▸ Exercise
Reproduce nothing but the lines from the start of the material through the line that includes "label=label, color=color, alpha=alpha)", both ends included, and omit every picture.

▸ Data extract
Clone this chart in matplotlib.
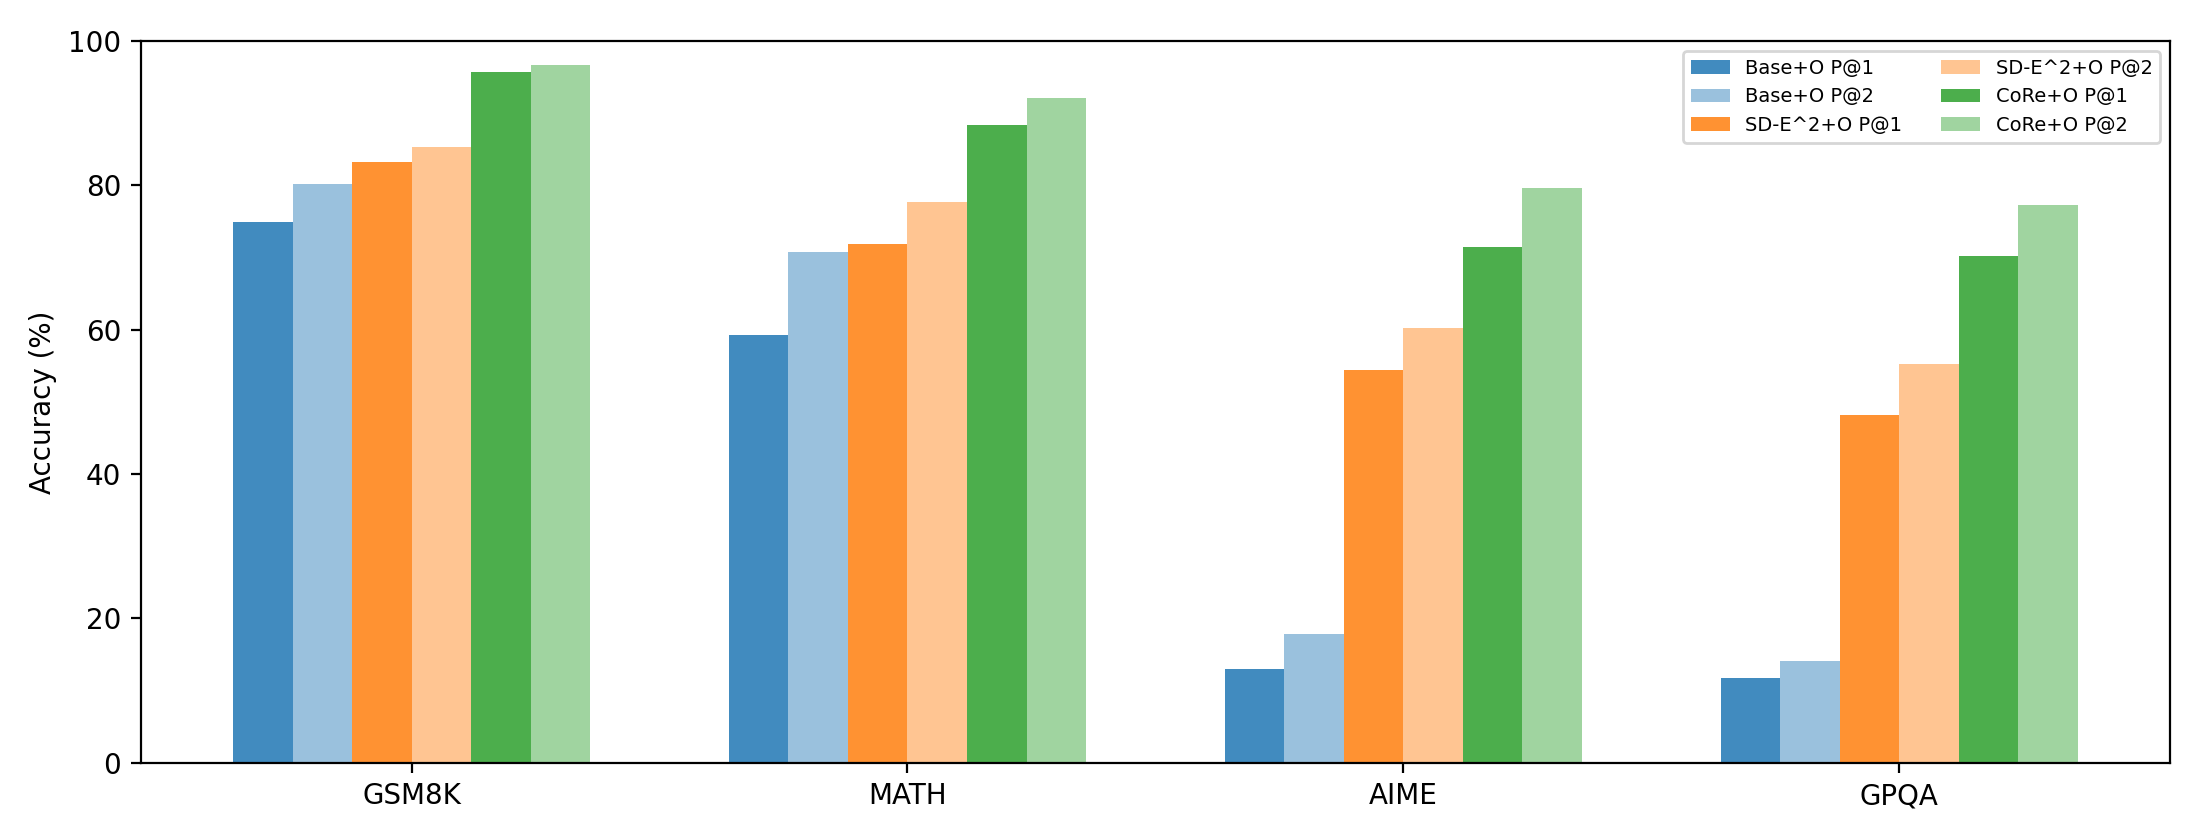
import numpy as np
from matplotlib import pyplot as plt

benchmarks = ['GSM8K', 'MATH', 'AIME', 'GPQA']

base_p1 = [75.0, 59.3, 13.0, 11.8]
base_p2 = [80.2, 70.8, 17.9, 14.1]
sde2_p1 = [83.2, 71.9, 54.4, 48.2]
sde2_p2 = [85.4, 77.7, 60.2, 55.2]
core_p1 = [95.7, 88.4, 71.5, 70.2]
core_p2 = [96.7, 92.1, 79.6, 77.3]

series = [
    ('Base+O P@1', base_p1, '#1f77b4', 0.85),
    ('Base+O P@2', base_p2, '#1f77b4', 0.45),
    ('SD-E^2+O P@1', sde2_p1, '#ff7f0e', 0.85),
    ('SD-E^2+O P@2', sde2_p2, '#ff7f0e', 0.45),
    ('CoRe+O P@1', core_p1, '#2ca02c', 0.85),
    ('CoRe+O P@2', core_p2, '#2ca02c', 0.45),
]

x = np.arange(len(benchmarks))
width = 0.12

fig, ax = plt.subplots(figsize=(11, 4.2), dpi=200)
for i, (label, vals, color, alpha) in enumerate(series):
    offset = (i - 2.5) * width
    ax.bar(x + offset, vals, width, label=label, color=color, alpha=alpha)

ax.set_xticks(x)
ax.set_xticklabels(benchmarks)
ax.set_ylabel('Accuracy (%)')
ax.set_ylim(0, 100)
ax.legend(ncol=2, loc='upper right', fontsize=7)

plt.subplots_adjust(left=0.064, right=0.9864, bottom=0.092, top=0.951)
plt.savefig('out.png')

▸ Final answer
Clone this chart in matplotlib.
import numpy as np
from matplotlib import pyplot as plt

benchmarks = ['GSM8K', 'MATH', 'AIME', 'GPQA']

base_p1 = [75.0, 59.3, 13.0, 11.8]
base_p2 = [80.2, 70.8, 17.9, 14.1]
sde2_p1 = [83.2, 71.9, 54.4, 48.2]
sde2_p2 = [85.4, 77.7, 60.2, 55.2]
core_p1 = [95.7, 88.4, 71.5, 70.2]
core_p2 = [96.7, 92.1, 79.6, 77.3]

series = [
    ('Base+O P@1', base_p1, '#1f77b4', 0.85),
    ('Base+O P@2', base_p2, '#1f77b4', 0.45),
    ('SD-E^2+O P@1', sde2_p1, '#ff7f0e', 0.85),
    ('SD-E^2+O P@2', sde2_p2, '#ff7f0e', 0.45),
    ('CoRe+O P@1', core_p1, '#2ca02c', 0.85),
    ('CoRe+O P@2', core_p2, '#2ca02c', 0.45),
]

x = np.arange(len(benchmarks))
width = 0.12

fig, ax = plt.subplots(figsize=(11, 4.2), dpi=200)
for i, (label, vals, color, alpha) in enumerate(series):
    offset = (i - 2.5) * width
    ax.bar(x + offset, vals, width, label=label, color=color, alpha=alpha)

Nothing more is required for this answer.